The 5/19/18 edition of the Philadelphia Inquirer published an article by David Patrick Stearns that reports on a Philadelphia Orchestra concert being disrupted by protesters demonstrating against the orchestra’s decision to carry out their upcoming tour of Israel in the wake of deadly violence along the Gaza border.
What caught my eye was Steans’ account about how the orchestra’s music director, Yannick Nézet-Séguin, handled having the concert disrupted when protesters interrupted the performance.
Two of the protesters that entered the hall led music director Yannick Nézet-Séguin to slam his baton on the podium and walk off the stage.

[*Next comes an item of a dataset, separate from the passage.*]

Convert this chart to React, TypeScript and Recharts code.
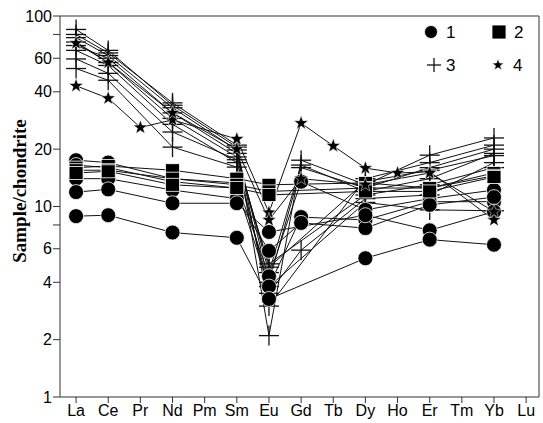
import { LineChart, Line, XAxis, YAxis, ReferenceLine } from 'recharts';

const ELEMENTS = ['La', 'Ce', 'Pr', 'Nd', 'Pm', 'Sm', 'Eu', 'Gd', 'Tb', 'Dy', 'Ho', 'Er', 'Tm', 'Yb', 'Lu'];
const X_TICKS = [0, 1, 2, 3, 4, 5, 6, 7, 8, 9, 10, 11, 12, 13, 14];
const Y_TICKS = [1, 2, 4, 6, 8, 10, 20, 40, 60, 80, 100];
const Y_LABELED = [1, 2, 4, 6, 10, 20, 40, 60, 100];

// values per element:  La, Ce, Pr, Nd, Pm, Sm, Eu, Gd, Tb, Dy, Ho, Er, Tm, Yb, Lu
// group 3 (plus)
const P1 = [85, 66, null, 34, null, 20.5, 2.1, 17.5, null, 13, null, 18.6, null, 22.9, null];
const P2 = [77, 62, null, 33, null, 19.8, 4.0, 16, null, 12.5, null, 16, null, 20, null];
const P3 = [73, 57, null, 29, null, 18.2, 4.8, null, null, 13.5, null, 15.5, null, 18.5, null];
const P4 = [70, 60, null, 31, null, 19, 4.5, 16.5, null, 12, null, 14, null, 19, null];
const P5 = [66, 55, null, 27, null, 17, 5, null, null, 11.5, null, 13, null, 16, null];
const P6 = [59.5, 50, null, 24.6, null, 17.6, 3.5, 5.9, null, 11, null, 11.5, null, 17, null];
const P7 = [53, 46, null, 20.5, null, 16.1, 3.8, null, null, 10.5, null, 9.6, null, 9.5, null];
const P8 = [80, 64, null, 35, null, 21, 3.0, null, null, 14, null, 17, null, 21, null];
// group 1 (circle)
const C1 = [17.5, 17, null, 14, null, 13.3, 4.3, 13.5, null, 9.6, null, 11, null, 12.2, null];
const C2 = [16.5, 16, null, 13.5, null, 12.5, 3.8, 8.8, null, 8.5, null, 10.6, null, 10.6, null];
const C3 = [14, 14, null, 12.2, null, 11, 5.85, 8.2, null, 7.7, null, 10.2, null, 11.2, null];
const C4 = [11.9, 12.3, null, 10.4, null, 10.4, 7.35, null, null, 9, null, 7.5, null, 9.4, null];
const C5 = [8.9, 9.0, null, 7.3, null, 6.85, 3.27, null, null, 5.35, null, 6.7, null, 6.3, null];
// group 2 (square)
const S1 = [16, 16.3, null, 15.5, null, 14, 13, null, null, 13.3, null, 12.5, null, 15, null];
const S2 = [15.5, 15.5, null, 14, null, 13, 12, null, null, 12.5, null, 12.5, null, 14.5, null];
const S3 = [15, 15.3, null, 13, null, 12.5, 11.5, null, null, 12, null, 12, null, 14.3, null];
// group 4 (star)
const T1 = [43, 37, 26, 28.5, null, 22.6, 9.3, 27.4, 20.8, 15.9, 15, 15.2, null, 8.5, null];
const T2 = [72, 57, null, 31, null, 20, 8.5, 14, null, 13, null, 15, null, 9.4, null];

const SERIES = [
  { key: 'p1', group: 3, values: P1 },
  { key: 'p2', group: 3, values: P2 },
  { key: 'p3', group: 3, values: P3 },
  { key: 'p4', group: 3, values: P4 },
  { key: 'p5', group: 3, values: P5 },
  { key: 'p6', group: 3, values: P6 },
  { key: 'p7', group: 3, values: P7 },
  { key: 'p8', group: 3, values: P8 },
  { key: 'c1', group: 1, values: C1 },
  { key: 'c2', group: 1, values: C2 },
  { key: 'c3', group: 1, values: C3 },
  { key: 'c4', group: 1, values: C4 },
  { key: 'c5', group: 1, values: C5 },
  { key: 's1', group: 2, values: S1 },
  { key: 's2', group: 2, values: S2 },
  { key: 's3', group: 2, values: S3 },
  { key: 't1', group: 4, values: T1 },
  { key: 't2', group: 4, values: T2 },
];

const data = ELEMENTS.map((el, i) => {
  const row: Record<string, number | string | null> = { x: i, el };
  for (const s of SERIES) row[s.key] = s.values[i];
  return row;
});

function starPoints(cx: number, cy: number, ro: number, ri: number) {
  const pts: string[] = [];
  for (let k = 0; k < 10; k++) {
    const r = k % 2 === 0 ? ro : ri;
    const a = -Math.PI / 2 + (k * Math.PI) / 5;
    pts.push(`${(cx + r * Math.cos(a)).toFixed(2)},${(cy + r * Math.sin(a)).toFixed(2)}`);
  }
  return pts.join(' ');
}

function Marker({ group, cx, cy, legend }: { group: number; cx: number; cy: number; legend?: boolean }) {
  if (group === 1) {
    return <circle cx={cx} cy={cy} r={legend ? 6.5 : 7.5} fill="#000" stroke="#fff" strokeWidth={0.8} />;
  }
  if (group === 2) {
    const w = 14, h = legend ? 14 : 13;
    return <rect x={cx - w / 2} y={cy - h / 2} width={w} height={h} fill="#000" stroke="#fff" strokeWidth={0.8} />;
  }
  if (group === 3) {
    const hw = legend ? 7 : 10, hh = legend ? 7 : 10;
    return (
      <g stroke="#111" strokeWidth={1.3}>
        <line x1={cx - hw} y1={cy} x2={cx + hw} y2={cy} />
        <line x1={cx} y1={cy - hh} x2={cx} y2={cy + hh} />
      </g>
    );
  }
  return <polygon points={starPoints(cx, cy, legend ? 6 : 7.5, legend ? 2.5 : 3)} fill="#000" stroke="#fff" strokeWidth={0.5} />;
}

function dotFor(group: number, key: string) {
  return (props: any) => {
    const { cx, cy, value, index } = props;
    if (value == null || cx == null || cy == null || Number.isNaN(cy)) return <g key={`${key}-${index}`} />;
    return (
      <g key={`${key}-${index}`}>
        <Marker group={group} cx={cx} cy={cy} />
      </g>
    );
  };
}

const axisStyle = { fontSize: 16, fill: '#000', fontFamily: 'Liberation Sans, Arial, sans-serif' };

export default function App() {
  return (
    <div style={{ position: 'absolute', left: 0, top: 0, width: 543, height: 423, background: '#fff' }}>
      <LineChart width={543} height={423} data={data} margin={{ top: 16, right: 4, bottom: 0, left: 10 }}>
        <XAxis type="number" dataKey="x" domain={[-0.5, 14.4]} ticks={X_TICKS} interval={0}
          tickFormatter={(v) => ELEMENTS[v] ?? ''} tick={axisStyle} tickSize={6} tickMargin={2}
          axisLine={{ stroke: '#333' }} tickLine={{ stroke: '#333' }} height={26} allowDataOverflow />
        <YAxis type="number" scale="log" domain={[1, 100]} ticks={Y_TICKS} interval={0}
          tickFormatter={(v) => (Y_LABELED.includes(v) ? String(v) : '')} tick={axisStyle}
          tickSize={7} tickMargin={1} width={50} axisLine={{ stroke: '#333' }} tickLine={{ stroke: '#333' }}
          allowDataOverflow />
        <ReferenceLine y={100} stroke="#333" />
        <ReferenceLine x={14.4} stroke="#333" />
        {SERIES.map((s) => (
          <Line key={s.key} type="linear" dataKey={s.key} stroke="#111" strokeWidth={1}
            dot={dotFor(s.group, s.key)} activeDot={false} connectNulls isAnimationActive={false} />
        ))}
      </LineChart>
      <svg width={543} height={423} style={{ position: 'absolute', left: 0, top: 0, pointerEvents: 'none' }}>
        <text x={19} y={191} transform="rotate(-90 19 191)" textAnchor="middle" dominantBaseline="central"
          fontFamily="Liberation Serif, Times New Roman, serif" fontWeight="bold" fontSize={19}>Sample/chondrite</text>
        <g fontFamily="Liberation Sans, Arial, sans-serif" fontSize={17} fill="#000">
          <Marker group={1} cx={431} cy={32} legend />
          <text x={446} y={38}>1</text>
          <Marker group={2} cx={499} cy={32} legend />
          <text x={514} y={38}>2</text>
          <Marker group={3} cx={434} cy={65} legend />
          <text x={446} y={71}>3</text>
          <Marker group={4} cx={498} cy={65} legend />
          <text x={513} y={71}>4</text>
        </g>
      </svg>
    </div>
  );
}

This sort of reaction comes across as unnecessarily pettish from a professional that has risen to such career heights as Nézet-Séguin.
Moreover, any professional that operates in a public setting and paid a multimillion-dollar annual compensation package should be able to handle a disruption, regardless the reason, with a certain degree of grace and dignity.

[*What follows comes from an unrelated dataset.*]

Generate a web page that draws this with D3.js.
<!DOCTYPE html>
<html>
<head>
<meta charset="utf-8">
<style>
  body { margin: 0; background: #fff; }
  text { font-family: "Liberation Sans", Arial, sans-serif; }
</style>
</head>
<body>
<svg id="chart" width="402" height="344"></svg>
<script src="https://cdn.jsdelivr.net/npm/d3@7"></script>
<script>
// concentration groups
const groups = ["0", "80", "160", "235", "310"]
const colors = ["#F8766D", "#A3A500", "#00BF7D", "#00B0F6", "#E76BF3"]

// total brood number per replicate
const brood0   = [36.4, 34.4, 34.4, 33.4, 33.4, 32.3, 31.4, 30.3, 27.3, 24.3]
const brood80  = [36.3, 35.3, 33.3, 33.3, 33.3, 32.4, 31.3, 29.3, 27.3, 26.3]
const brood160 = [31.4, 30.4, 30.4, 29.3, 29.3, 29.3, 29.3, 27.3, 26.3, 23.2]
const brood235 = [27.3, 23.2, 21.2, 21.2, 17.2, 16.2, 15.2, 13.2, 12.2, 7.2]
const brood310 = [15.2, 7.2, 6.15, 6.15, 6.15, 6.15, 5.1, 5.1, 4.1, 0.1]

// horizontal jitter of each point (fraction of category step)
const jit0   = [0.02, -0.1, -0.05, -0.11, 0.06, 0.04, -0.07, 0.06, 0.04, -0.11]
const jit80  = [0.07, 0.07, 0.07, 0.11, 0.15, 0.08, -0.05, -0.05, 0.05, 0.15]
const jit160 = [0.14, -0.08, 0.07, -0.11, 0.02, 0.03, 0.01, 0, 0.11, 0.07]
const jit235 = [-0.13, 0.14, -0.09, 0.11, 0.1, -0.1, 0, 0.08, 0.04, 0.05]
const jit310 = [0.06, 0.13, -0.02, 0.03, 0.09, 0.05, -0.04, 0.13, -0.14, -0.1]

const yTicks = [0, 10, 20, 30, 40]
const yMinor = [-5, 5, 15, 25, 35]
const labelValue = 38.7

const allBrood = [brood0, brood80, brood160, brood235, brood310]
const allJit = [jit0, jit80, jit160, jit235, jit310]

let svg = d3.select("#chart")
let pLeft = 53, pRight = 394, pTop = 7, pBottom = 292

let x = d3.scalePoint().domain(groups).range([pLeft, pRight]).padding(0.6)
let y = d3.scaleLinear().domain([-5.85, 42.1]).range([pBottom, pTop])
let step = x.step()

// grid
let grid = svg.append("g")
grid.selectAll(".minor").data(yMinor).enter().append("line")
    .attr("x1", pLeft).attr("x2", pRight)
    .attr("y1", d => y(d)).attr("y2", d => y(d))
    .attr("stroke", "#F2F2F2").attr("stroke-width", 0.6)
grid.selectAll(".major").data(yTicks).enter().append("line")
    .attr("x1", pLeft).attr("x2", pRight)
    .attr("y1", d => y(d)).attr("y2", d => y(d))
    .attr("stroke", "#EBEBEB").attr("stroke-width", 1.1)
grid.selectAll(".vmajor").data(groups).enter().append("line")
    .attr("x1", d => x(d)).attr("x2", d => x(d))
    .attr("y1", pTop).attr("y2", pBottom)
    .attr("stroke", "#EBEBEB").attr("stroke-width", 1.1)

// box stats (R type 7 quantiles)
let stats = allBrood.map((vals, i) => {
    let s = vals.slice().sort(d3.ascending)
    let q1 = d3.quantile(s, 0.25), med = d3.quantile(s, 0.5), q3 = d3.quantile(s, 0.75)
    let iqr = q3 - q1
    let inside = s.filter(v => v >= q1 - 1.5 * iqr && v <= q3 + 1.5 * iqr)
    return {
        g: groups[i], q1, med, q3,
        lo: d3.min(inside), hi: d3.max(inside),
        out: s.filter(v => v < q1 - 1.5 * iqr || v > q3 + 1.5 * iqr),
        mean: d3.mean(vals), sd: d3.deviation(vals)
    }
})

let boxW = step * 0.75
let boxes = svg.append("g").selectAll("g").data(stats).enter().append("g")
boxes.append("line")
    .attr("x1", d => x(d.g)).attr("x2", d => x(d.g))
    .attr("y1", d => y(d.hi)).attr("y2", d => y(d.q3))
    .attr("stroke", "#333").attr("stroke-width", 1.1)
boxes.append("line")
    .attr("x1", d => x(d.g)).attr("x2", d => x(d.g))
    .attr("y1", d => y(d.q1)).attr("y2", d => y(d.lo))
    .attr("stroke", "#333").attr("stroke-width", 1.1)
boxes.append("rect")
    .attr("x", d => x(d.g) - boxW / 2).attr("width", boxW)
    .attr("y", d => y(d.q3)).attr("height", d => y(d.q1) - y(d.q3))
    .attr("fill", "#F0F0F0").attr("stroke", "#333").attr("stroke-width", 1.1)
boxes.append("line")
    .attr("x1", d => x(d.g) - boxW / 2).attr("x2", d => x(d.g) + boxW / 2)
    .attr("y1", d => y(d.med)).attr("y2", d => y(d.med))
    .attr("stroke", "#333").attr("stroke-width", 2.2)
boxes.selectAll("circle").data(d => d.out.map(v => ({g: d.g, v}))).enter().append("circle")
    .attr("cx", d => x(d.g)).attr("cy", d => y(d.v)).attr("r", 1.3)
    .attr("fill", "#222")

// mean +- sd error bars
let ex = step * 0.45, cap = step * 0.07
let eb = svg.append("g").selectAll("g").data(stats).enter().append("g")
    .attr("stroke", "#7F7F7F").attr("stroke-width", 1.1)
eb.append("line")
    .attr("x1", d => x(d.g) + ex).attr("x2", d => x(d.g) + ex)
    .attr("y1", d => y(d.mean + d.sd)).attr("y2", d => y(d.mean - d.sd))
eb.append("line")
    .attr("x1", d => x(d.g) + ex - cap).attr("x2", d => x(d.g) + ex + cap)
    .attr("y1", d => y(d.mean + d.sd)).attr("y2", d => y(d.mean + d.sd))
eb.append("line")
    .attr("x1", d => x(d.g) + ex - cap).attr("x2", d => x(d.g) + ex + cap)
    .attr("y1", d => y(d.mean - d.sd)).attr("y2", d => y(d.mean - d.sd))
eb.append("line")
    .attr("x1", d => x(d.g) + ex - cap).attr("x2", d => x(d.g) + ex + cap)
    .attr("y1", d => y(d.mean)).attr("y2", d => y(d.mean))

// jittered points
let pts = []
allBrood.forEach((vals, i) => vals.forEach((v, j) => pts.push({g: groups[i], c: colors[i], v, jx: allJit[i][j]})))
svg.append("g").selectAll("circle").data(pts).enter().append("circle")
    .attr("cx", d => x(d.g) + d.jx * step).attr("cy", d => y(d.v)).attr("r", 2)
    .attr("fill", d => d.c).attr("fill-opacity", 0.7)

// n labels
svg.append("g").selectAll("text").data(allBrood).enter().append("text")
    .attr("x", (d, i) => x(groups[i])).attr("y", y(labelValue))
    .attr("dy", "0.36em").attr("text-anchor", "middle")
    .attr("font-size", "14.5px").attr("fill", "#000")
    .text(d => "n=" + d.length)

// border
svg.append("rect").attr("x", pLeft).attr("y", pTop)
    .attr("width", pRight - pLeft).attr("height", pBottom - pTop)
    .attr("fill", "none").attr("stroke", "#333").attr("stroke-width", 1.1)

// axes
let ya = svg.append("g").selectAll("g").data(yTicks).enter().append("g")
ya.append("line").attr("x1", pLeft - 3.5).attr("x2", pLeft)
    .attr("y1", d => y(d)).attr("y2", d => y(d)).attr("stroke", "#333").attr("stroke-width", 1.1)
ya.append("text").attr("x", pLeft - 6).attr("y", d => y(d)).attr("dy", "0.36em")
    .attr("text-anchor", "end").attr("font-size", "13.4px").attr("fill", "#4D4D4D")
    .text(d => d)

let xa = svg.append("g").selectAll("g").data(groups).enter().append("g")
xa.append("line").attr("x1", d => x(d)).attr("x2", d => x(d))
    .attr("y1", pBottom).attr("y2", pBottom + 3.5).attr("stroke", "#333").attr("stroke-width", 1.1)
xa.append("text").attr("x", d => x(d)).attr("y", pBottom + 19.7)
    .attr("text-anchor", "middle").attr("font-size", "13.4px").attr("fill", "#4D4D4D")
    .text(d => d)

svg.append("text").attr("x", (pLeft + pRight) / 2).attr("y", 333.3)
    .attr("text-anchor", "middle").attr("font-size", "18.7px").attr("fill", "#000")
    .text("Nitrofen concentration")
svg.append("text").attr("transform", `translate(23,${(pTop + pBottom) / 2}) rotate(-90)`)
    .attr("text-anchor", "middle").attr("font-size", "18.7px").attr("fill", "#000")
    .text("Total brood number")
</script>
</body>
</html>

Case in point, when protestors disrupted a St. Louis Symphony Orchestra concert on 10/4/14 there were no reports of guest conductor Markus Stenz behaving in similar fashion.

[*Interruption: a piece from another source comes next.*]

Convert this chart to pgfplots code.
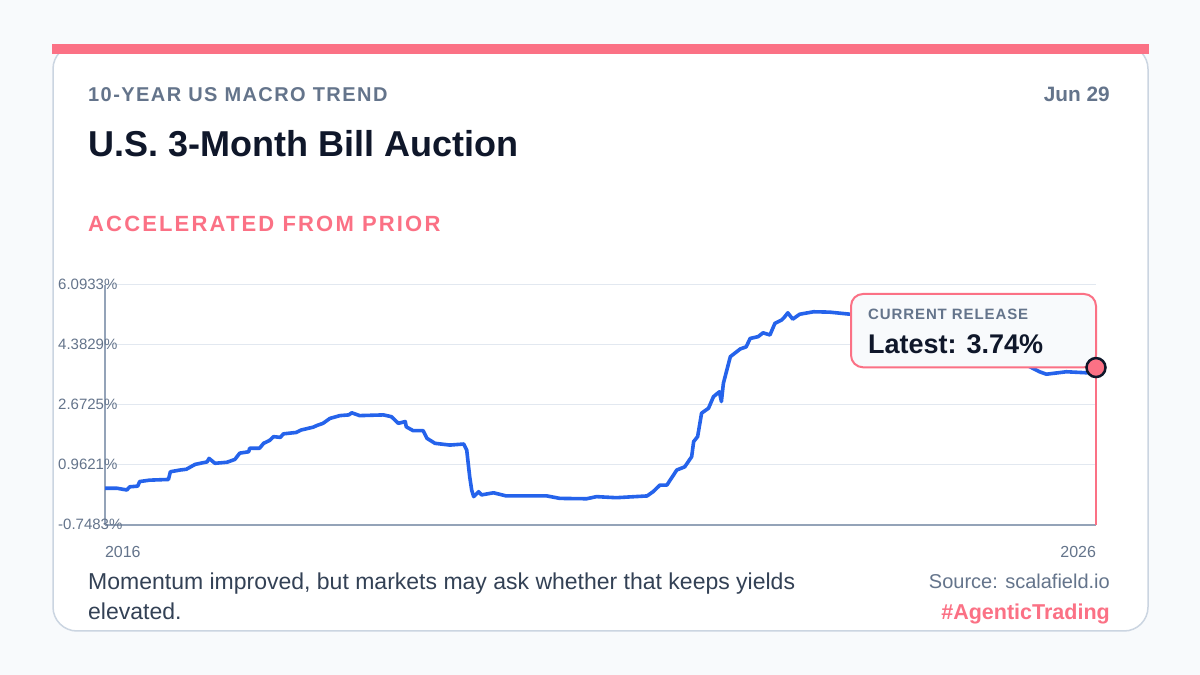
\documentclass[border=0pt]{standalone}
\usepackage{fontspec}
\setmainfont{Liberation Sans}
\usepackage{pgfplots}
\pgfplotsset{compat=1.18}
\usepackage{pgfplotstable}

\definecolor{pagebg}{HTML}{F8FAFC}
\definecolor{cardline}{HTML}{CBD5E1}
\definecolor{accent}{HTML}{FB7185}
\definecolor{linecol}{HTML}{2563EB}
\definecolor{ink}{HTML}{0F172A}
\definecolor{muted}{HTML}{64748B}
\definecolor{body}{HTML}{334155}
\definecolor{axiscol}{HTML}{94A3B8}
\definecolor{gridcol}{HTML}{E2E8F0}

\newcommand{\fs}[1]{\fontsize{#1}{#1}\selectfont}

% 3-month bill auction yield, percent, by decimal year
\pgfplotstableread{
year value
2016.50 0.30
2016.62 0.30
2016.72 0.25
2016.75 0.34
2016.83 0.36
2016.85 0.49
2016.95 0.53
2017.14 0.55
2017.16 0.77
2017.26 0.82
2017.32 0.84
2017.41 0.98
2017.53 1.05
2017.55 1.15
2017.61 1.01
2017.73 1.04
2017.81 1.12
2017.86 1.30
2017.95 1.34
2017.96 1.44
2018.06 1.44
2018.10 1.58
2018.16 1.66
2018.20 1.77
2018.27 1.75
2018.30 1.85
2018.43 1.89
2018.48 1.96
2018.60 2.04
2018.64 2.09
2018.70 2.15
2018.77 2.29
2018.87 2.37
2018.96 2.39
2018.99 2.45
2019.07 2.37
2019.31 2.39
2019.39 2.34
2019.46 2.15
2019.53 2.20
2019.54 2.05
2019.61 1.94
2019.71 1.94
2019.75 1.72
2019.83 1.58
2019.98 1.53
2020.12 1.56
2020.15 1.39
2020.18 0.63
2020.20 0.25
2020.22 0.06
2020.27 0.20
2020.30 0.11
2020.42 0.17
2020.55 0.08
2020.96 0.08
2021.09 0.01
2021.36 0.00
2021.46 0.06
2021.66 0.03
2021.97 0.08
2022.03 0.20
2022.10 0.39
2022.17 0.39
2022.27 0.82
2022.35 0.91
2022.42 1.20
2022.44 1.63
2022.48 1.77
2022.52 2.44
2022.59 2.58
2022.64 2.91
2022.70 3.05
2022.72 2.77
2022.74 3.29
2022.81 4.05
2022.91 4.27
2022.97 4.33
2023.01 4.57
2023.09 4.62
2023.14 4.73
2023.21 4.67
2023.26 5.00
2023.33 5.10
2023.36 5.19
2023.39 5.30
2023.44 5.12
2023.51 5.26
2023.65 5.33
2023.81 5.32
2024.02 5.26
2024.30 5.24
2024.60 5.20
2024.72 4.90
2024.85 4.55
2025.00 4.32
2025.30 4.30
2025.50 4.30
2025.70 4.05
2025.80 3.81
2025.93 3.62
2026.00 3.55
2026.20 3.62
2026.41 3.59
2026.50 3.74
}\billdata

\begin{document}
\begin{tikzpicture}
\begin{scope}[x=1pt,y=1pt]
  \useasboundingbox (0,0) rectangle (1200,675);
  \fill[pagebg] (0,0) rectangle (1200,675);
  % card
  \draw[cardline, line width=1.5pt, fill=white, rounded corners=24pt] (53,44) rectangle (1148,630);
  \fill[accent] (52,621) rectangle (1149,631);
  % header
  \node[anchor=base west, inner sep=0pt, text=muted, font=\fs{20}\bfseries\addfontfeatures{LetterSpace=7.2}] at (88,573) {10-YEAR US MACRO TREND};
  \node[anchor=base east, inner sep=0pt, text=muted, font=\fs{20.8}\bfseries] at (1110,573) {Jun 29};
  \node[anchor=base west, inner sep=0pt, text=ink, font=\fs{36}\bfseries] at (88,518) {U.S. 3-Month Bill Auction};
  \node[anchor=base west, inner sep=0pt, text=accent, font=\fs{22}\bfseries\addfontfeatures{LetterSpace=9.8}] at (88,443) {ACCELERATED FROM PRIOR};
  % footer
  \node[anchor=base west, inner sep=0pt, text=body, font=\fs{23}] at (88,85) {Momentum improved, but markets may ask whether that keeps yields};
  \node[anchor=base west, inner sep=0pt, text=body, font=\fs{23}] at (88,55) {elevated.};
  \node[anchor=base east, inner sep=0pt, text=muted, font=\fs{20}] at (1110,86) {Source: scalafield.io};
  \node[anchor=base east, inner sep=0pt, text=accent, font=\fs{21.5}\bfseries] at (1110,55) {\#AgenticTrading};
\end{scope}

\begin{axis}[
  at={(105pt,150pt)}, anchor=south west,
  scale only axis, width=991pt, height=240pt,
  xmin=2016.5, xmax=2026.5,
  ymin=-0.7483, ymax=6.0933,
  clip=false,
  axis x line*=bottom, axis y line*=left,
  axis line style={draw=axiscol, line width=2pt, -},
  major tick length=0pt,
  ymajorgrids,
  grid style={draw=gridcol, line width=1pt},
  ytick={-0.7483,0.9621,2.6725,4.3829,6.0933},
  yticklabels={-0.7483\%,0.9621\%,2.6725\%,4.3829\%,6.0933\%},
  yticklabel style={anchor=west, inner sep=0pt, xshift=-47pt, yshift=1pt, text=muted, font=\fs{15}},
  xtick={2016.5,2026.5},
  xticklabel={\ifnum\ticknum=0\relax\makebox[0pt][l]{2016}\else\makebox[0pt][r]{2026}\fi},
  xticklabel style={anchor=north, inner sep=0pt, yshift=-21.5pt, text=muted, font=\fs{16}},
]
  \addplot[draw=linecol, line width=3.6pt, line join=round, no marks] table[x=year, y=value] {\billdata};

  % callout for the latest release
  \draw[accent, line width=2pt, fill=pagebg, rounded corners=12pt]
    (axis cs:2024.028,3.747) rectangle (axis cs:2026.5,5.837);
  \node[anchor=base west, inner sep=0pt, text=muted, font=\fs{15}\bfseries\addfontfeatures{LetterSpace=6}]
    at (axis cs:2024.199,5.115) {CURRENT RELEASE};
  \node[anchor=base west, inner sep=0pt, text=ink, font=\fs{27}\bfseries]
    at (axis cs:2024.199,4.146) {Latest: 3.74\%};

  % drop line and latest point
  \addplot[draw=accent, line width=2pt, no marks] coordinates {(2026.5,-0.7483) (2026.5,3.74)};
  \addplot[only marks, mark=*, mark size=9.5pt, mark options={fill=accent, draw=ink, line width=2.5pt}] coordinates {(2026.5,3.74)};
\end{axis}
\end{tikzpicture}
\end{document}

If nothing else, this goes to serve as a reminder that we live in an age of heightened public agitation. As a result, it should come as no surprise if public protests continue to rise.
While orchestras won’t likely find themselves at the center of those controversies, their stakeholders need to be prepared to handle negative attention and interruptions with behavior suitable of distinguishing themselves, and the field as a whole, in the annals of public relations.